§ Work to be completed: Write out the data below in full, unchanged, minus the images.

§ Raw data:
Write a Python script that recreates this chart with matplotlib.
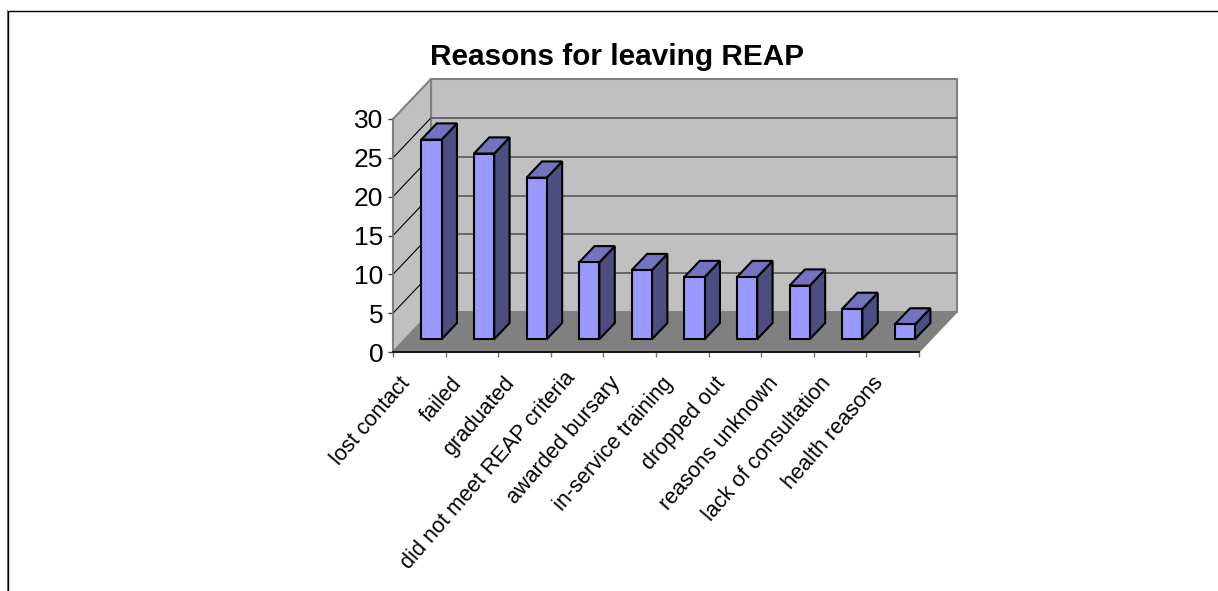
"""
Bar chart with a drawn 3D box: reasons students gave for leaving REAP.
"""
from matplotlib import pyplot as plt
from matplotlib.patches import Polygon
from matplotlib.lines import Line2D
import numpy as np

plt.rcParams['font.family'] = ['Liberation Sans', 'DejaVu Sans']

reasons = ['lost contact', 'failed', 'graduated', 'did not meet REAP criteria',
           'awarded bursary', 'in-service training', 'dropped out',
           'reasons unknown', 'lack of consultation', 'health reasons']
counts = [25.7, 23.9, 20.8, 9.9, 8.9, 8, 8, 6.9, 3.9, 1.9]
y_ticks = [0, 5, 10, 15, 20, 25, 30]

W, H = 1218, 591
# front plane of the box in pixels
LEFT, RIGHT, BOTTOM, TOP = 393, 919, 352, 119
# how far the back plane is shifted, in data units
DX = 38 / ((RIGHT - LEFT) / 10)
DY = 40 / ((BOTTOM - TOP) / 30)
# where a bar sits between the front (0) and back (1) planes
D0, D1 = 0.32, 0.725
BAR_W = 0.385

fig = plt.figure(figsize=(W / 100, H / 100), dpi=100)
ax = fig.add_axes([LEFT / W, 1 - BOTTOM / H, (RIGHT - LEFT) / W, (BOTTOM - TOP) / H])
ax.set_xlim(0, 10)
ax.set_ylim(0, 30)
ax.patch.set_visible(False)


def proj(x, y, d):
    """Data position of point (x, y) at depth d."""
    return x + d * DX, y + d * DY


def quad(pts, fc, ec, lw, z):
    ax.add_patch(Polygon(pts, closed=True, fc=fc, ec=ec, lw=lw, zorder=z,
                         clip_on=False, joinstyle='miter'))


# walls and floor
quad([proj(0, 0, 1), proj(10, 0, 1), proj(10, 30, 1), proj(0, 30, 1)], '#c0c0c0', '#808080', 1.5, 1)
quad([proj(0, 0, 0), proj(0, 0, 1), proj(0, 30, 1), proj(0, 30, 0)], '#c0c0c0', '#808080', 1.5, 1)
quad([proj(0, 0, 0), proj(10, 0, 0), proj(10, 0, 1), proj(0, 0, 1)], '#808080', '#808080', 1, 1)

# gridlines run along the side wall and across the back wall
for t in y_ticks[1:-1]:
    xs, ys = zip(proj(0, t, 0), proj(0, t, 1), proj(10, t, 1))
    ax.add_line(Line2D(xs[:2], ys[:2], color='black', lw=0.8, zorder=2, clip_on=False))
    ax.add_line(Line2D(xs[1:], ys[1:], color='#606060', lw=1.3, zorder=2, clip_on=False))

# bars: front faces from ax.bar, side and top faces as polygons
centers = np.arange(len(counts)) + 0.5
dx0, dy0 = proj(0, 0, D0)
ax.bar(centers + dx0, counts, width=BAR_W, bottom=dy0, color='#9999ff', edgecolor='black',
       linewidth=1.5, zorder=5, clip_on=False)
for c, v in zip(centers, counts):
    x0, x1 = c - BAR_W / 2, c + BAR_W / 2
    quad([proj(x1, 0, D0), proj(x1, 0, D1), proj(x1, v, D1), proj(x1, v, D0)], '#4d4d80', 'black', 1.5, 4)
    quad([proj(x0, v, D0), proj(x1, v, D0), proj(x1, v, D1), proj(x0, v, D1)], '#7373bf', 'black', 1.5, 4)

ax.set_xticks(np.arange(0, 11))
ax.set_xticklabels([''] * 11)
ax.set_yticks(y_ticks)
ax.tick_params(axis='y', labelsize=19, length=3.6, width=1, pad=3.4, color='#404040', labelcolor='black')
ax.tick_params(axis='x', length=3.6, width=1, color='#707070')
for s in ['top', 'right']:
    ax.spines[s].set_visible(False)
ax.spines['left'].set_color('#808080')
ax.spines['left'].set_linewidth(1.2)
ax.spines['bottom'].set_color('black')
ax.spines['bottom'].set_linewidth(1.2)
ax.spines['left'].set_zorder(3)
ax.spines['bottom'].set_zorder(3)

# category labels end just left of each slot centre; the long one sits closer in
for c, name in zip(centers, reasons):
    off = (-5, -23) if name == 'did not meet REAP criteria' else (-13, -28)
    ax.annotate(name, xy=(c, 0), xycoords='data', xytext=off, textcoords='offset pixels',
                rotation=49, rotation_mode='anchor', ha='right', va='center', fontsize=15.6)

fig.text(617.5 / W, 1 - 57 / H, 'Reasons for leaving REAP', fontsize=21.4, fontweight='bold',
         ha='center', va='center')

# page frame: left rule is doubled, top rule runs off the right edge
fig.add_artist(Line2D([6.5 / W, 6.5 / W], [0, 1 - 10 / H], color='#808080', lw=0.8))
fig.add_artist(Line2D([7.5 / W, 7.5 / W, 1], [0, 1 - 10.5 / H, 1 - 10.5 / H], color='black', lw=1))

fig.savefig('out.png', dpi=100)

§ Result:
Write a Python script that recreates this chart with matplotlib.
"""
Bar chart with a drawn 3D box: reasons students gave for leaving REAP.
"""
from matplotlib import pyplot as plt
from matplotlib.patches import Polygon
from matplotlib.lines import Line2D
import numpy as np

plt.rcParams['font.family'] = ['Liberation Sans', 'DejaVu Sans']

reasons = ['lost contact', 'failed', 'graduated', 'did not meet REAP criteria',
           'awarded bursary', 'in-service training', 'dropped out',
           'reasons unknown', 'lack of consultation', 'health reasons']
counts = [25.7, 23.9, 20.8, 9.9, 8.9, 8, 8, 6.9, 3.9, 1.9]
y_ticks = [0, 5, 10, 15, 20, 25, 30]

W, H = 1218, 591
# front plane of the box in pixels
LEFT, RIGHT, BOTTOM, TOP = 393, 919, 352, 119
# how far the back plane is shifted, in data units
DX = 38 / ((RIGHT - LEFT) / 10)
DY = 40 / ((BOTTOM - TOP) / 30)
# where a bar sits between the front (0) and back (1) planes
D0, D1 = 0.32, 0.725
BAR_W = 0.385

fig = plt.figure(figsize=(W / 100, H / 100), dpi=100)
ax = fig.add_axes([LEFT / W, 1 - BOTTOM / H, (RIGHT - LEFT) / W, (BOTTOM - TOP) / H])
ax.set_xlim(0, 10)
ax.set_ylim(0, 30)
ax.patch.set_visible(False)


def proj(x, y, d):
    """Data position of point (x, y) at depth d."""
    return x + d * DX, y + d * DY


def quad(pts, fc, ec, lw, z):
    ax.add_patch(Polygon(pts, closed=True, fc=fc, ec=ec, lw=lw, zorder=z,
                         clip_on=False, joinstyle='miter'))


# walls and floor
quad([proj(0, 0, 1), proj(10, 0, 1), proj(10, 30, 1), proj(0, 30, 1)], '#c0c0c0', '#808080', 1.5, 1)
quad([proj(0, 0, 0), proj(0, 0, 1), proj(0, 30, 1), proj(0, 30, 0)], '#c0c0c0', '#808080', 1.5, 1)
quad([proj(0, 0, 0), proj(10, 0, 0), proj(10, 0, 1), proj(0, 0, 1)], '#808080', '#808080', 1, 1)

# gridlines run along the side wall and across the back wall
for t in y_ticks[1:-1]:
    xs, ys = zip(proj(0, t, 0), proj(0, t, 1), proj(10, t, 1))
    ax.add_line(Line2D(xs[:2], ys[:2], color='black', lw=0.8, zorder=2, clip_on=False))
    ax.add_line(Line2D(xs[1:], ys[1:], color='#606060', lw=1.3, zorder=2, clip_on=False))

# bars: front faces from ax.bar, side and top faces as polygons
centers = np.arange(len(counts)) + 0.5
dx0, dy0 = proj(0, 0, D0)
ax.bar(centers + dx0, counts, width=BAR_W, bottom=dy0, color='#9999ff', edgecolor='black',
       linewidth=1.5, zorder=5, clip_on=False)
for c, v in zip(centers, counts):
    x0, x1 = c - BAR_W / 2, c + BAR_W / 2
    quad([proj(x1, 0, D0), proj(x1, 0, D1), proj(x1, v, D1), proj(x1, v, D0)], '#4d4d80', 'black', 1.5, 4)
    quad([proj(x0, v, D0), proj(x1, v, D0), proj(x1, v, D1), proj(x0, v, D1)], '#7373bf', 'black', 1.5, 4)

ax.set_xticks(np.arange(0, 11))
ax.set_xticklabels([''] * 11)
ax.set_yticks(y_ticks)
ax.tick_params(axis='y', labelsize=19, length=3.6, width=1, pad=3.4, color='#404040', labelcolor='black')
ax.tick_params(axis='x', length=3.6, width=1, color='#707070')
for s in ['top', 'right']:
    ax.spines[s].set_visible(False)
ax.spines['left'].set_color('#808080')
ax.spines['left'].set_linewidth(1.2)
ax.spines['bottom'].set_color('black')
ax.spines['bottom'].set_linewidth(1.2)
ax.spines['left'].set_zorder(3)
ax.spines['bottom'].set_zorder(3)

# category labels end just left of each slot centre; the long one sits closer in
for c, name in zip(centers, reasons):
    off = (-5, -23) if name == 'did not meet REAP criteria' else (-13, -28)
    ax.annotate(name, xy=(c, 0), xycoords='data', xytext=off, textcoords='offset pixels',
                rotation=49, rotation_mode='anchor', ha='right', va='center', fontsize=15.6)

fig.text(617.5 / W, 1 - 57 / H, 'Reasons for leaving REAP', fontsize=21.4, fontweight='bold',
         ha='center', va='center')

# page frame: left rule is doubled, top rule runs off the right edge
fig.add_artist(Line2D([6.5 / W, 6.5 / W], [0, 1 - 10 / H], color='#808080', lw=0.8))
fig.add_artist(Line2D([7.5 / W, 7.5 / W, 1], [0, 1 - 10.5 / H, 1 - 10.5 / H], color='black', lw=1))

fig.savefig('out.png', dpi=100)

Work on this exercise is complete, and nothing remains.